Information shown ->
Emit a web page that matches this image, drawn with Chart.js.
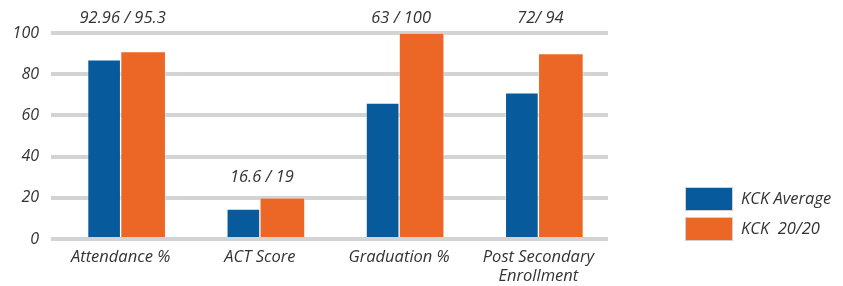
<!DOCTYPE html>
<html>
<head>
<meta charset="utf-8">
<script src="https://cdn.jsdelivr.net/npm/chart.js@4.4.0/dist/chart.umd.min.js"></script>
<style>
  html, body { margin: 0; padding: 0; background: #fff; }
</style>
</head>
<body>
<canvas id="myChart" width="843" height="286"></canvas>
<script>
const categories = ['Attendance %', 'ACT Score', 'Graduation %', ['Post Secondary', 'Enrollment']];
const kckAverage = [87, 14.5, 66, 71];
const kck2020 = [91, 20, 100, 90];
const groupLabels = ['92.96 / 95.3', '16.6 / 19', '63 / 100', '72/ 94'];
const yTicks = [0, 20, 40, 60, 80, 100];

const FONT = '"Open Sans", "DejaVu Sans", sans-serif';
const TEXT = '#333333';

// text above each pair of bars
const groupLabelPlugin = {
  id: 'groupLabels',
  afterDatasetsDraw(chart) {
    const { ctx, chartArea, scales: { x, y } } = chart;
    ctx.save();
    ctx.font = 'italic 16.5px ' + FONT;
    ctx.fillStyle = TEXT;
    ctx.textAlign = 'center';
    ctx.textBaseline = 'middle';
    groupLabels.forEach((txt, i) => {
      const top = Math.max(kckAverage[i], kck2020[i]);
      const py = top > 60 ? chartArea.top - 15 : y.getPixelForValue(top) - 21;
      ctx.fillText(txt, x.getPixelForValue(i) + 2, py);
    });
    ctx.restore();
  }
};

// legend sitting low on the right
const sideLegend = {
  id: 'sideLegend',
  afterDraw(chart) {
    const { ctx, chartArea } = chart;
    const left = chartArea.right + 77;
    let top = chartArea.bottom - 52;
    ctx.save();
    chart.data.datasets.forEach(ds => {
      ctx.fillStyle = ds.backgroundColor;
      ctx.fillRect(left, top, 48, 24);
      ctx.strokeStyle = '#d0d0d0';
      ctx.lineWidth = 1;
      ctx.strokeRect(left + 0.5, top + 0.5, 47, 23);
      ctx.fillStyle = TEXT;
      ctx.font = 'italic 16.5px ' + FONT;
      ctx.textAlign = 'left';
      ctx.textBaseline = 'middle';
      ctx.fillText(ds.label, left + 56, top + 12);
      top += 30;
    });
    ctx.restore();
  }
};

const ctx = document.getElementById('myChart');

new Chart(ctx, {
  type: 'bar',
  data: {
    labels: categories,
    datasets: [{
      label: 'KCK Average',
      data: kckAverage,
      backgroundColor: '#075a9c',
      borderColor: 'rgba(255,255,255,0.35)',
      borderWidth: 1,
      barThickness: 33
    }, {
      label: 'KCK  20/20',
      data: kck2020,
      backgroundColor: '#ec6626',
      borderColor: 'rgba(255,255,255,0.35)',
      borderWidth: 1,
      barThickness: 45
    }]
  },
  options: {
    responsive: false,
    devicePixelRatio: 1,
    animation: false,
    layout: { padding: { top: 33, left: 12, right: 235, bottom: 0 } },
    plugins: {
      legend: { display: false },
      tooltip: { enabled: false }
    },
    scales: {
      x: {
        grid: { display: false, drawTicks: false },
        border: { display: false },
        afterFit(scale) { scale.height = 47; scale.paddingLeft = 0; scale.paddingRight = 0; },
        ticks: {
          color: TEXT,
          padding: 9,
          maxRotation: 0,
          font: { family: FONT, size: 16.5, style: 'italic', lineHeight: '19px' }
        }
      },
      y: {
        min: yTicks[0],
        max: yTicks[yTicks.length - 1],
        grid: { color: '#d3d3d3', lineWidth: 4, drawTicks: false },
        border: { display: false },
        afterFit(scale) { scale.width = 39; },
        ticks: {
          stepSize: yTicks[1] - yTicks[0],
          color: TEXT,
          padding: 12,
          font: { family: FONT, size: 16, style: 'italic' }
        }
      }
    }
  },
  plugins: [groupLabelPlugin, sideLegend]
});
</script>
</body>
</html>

Exercise requirements ->
Transcribe the whole listing exactly. Pictures stay out of your copy.

In response ->
Emit a web page that matches this image, drawn with Chart.js.
<!DOCTYPE html>
<html>
<head>
<meta charset="utf-8">
<script src="https://cdn.jsdelivr.net/npm/chart.js@4.4.0/dist/chart.umd.min.js"></script>
<style>
  html, body { margin: 0; padding: 0; background: #fff; }
</style>
</head>
<body>
<canvas id="myChart" width="843" height="286"></canvas>
<script>
const categories = ['Attendance %', 'ACT Score', 'Graduation %', ['Post Secondary', 'Enrollment']];
const kckAverage = [87, 14.5, 66, 71];
const kck2020 = [91, 20, 100, 90];
const groupLabels = ['92.96 / 95.3', '16.6 / 19', '63 / 100', '72/ 94'];
const yTicks = [0, 20, 40, 60, 80, 100];

const FONT = '"Open Sans", "DejaVu Sans", sans-serif';
const TEXT = '#333333';

// text above each pair of bars
const groupLabelPlugin = {
  id: 'groupLabels',
  afterDatasetsDraw(chart) {
    const { ctx, chartArea, scales: { x, y } } = chart;
    ctx.save();
    ctx.font = 'italic 16.5px ' + FONT;
    ctx.fillStyle = TEXT;
    ctx.textAlign = 'center';
    ctx.textBaseline = 'middle';
    groupLabels.forEach((txt, i) => {
      const top = Math.max(kckAverage[i], kck2020[i]);
      const py = top > 60 ? chartArea.top - 15 : y.getPixelForValue(top) - 21;
      ctx.fillText(txt, x.getPixelForValue(i) + 2, py);
    });
    ctx.restore();
  }
};

// legend sitting low on the right
const sideLegend = {
  id: 'sideLegend',
  afterDraw(chart) {
    const { ctx, chartArea } = chart;
    const left = chartArea.right + 77;
    let top = chartArea.bottom - 52;
    ctx.save();
    chart.data.datasets.forEach(ds => {
      ctx.fillStyle = ds.backgroundColor;
      ctx.fillRect(left, top, 48, 24);
      ctx.strokeStyle = '#d0d0d0';
      ctx.lineWidth = 1;
      ctx.strokeRect(left + 0.5, top + 0.5, 47, 23);
      ctx.fillStyle = TEXT;
      ctx.font = 'italic 16.5px ' + FONT;
      ctx.textAlign = 'left';
      ctx.textBaseline = 'middle';
      ctx.fillText(ds.label, left + 56, top + 12);
      top += 30;
    });
    ctx.restore();
  }
};

const ctx = document.getElementById('myChart');

new Chart(ctx, {
  type: 'bar',
  data: {
    labels: categories,
    datasets: [{
      label: 'KCK Average',
      data: kckAverage,
      backgroundColor: '#075a9c',
      borderColor: 'rgba(255,255,255,0.35)',
      borderWidth: 1,
      barThickness: 33
    }, {
      label: 'KCK  20/20',
      data: kck2020,
      backgroundColor: '#ec6626',
      borderColor: 'rgba(255,255,255,0.35)',
      borderWidth: 1,
      barThickness: 45
    }]
  },
  options: {
    responsive: false,
    devicePixelRatio: 1,
    animation: false,
    layout: { padding: { top: 33, left: 12, right: 235, bottom: 0 } },
    plugins: {
      legend: { display: false },
      tooltip: { enabled: false }
    },
    scales: {
      x: {
        grid: { display: false, drawTicks: false },
        border: { display: false },
        afterFit(scale) { scale.height = 47; scale.paddingLeft = 0; scale.paddingRight = 0; },
        ticks: {
          color: TEXT,
          padding: 9,
          maxRotation: 0,
          font: { family: FONT, size: 16.5, style: 'italic', lineHeight: '19px' }
        }
      },
      y: {
        min: yTicks[0],
        max: yTicks[yTicks.length - 1],
        grid: { color: '#d3d3d3', lineWidth: 4, drawTicks: false },
        border: { display: false },
        afterFit(scale) { scale.width = 39; },
        ticks: {
          stepSize: yTicks[1] - yTicks[0],
          color: TEXT,
          padding: 12,
          font: { family: FONT, size: 16, style: 'italic' }
        }
      }
    }
  },
  plugins: [groupLabelPlugin, sideLegend]
});
</script>
</body>
</html>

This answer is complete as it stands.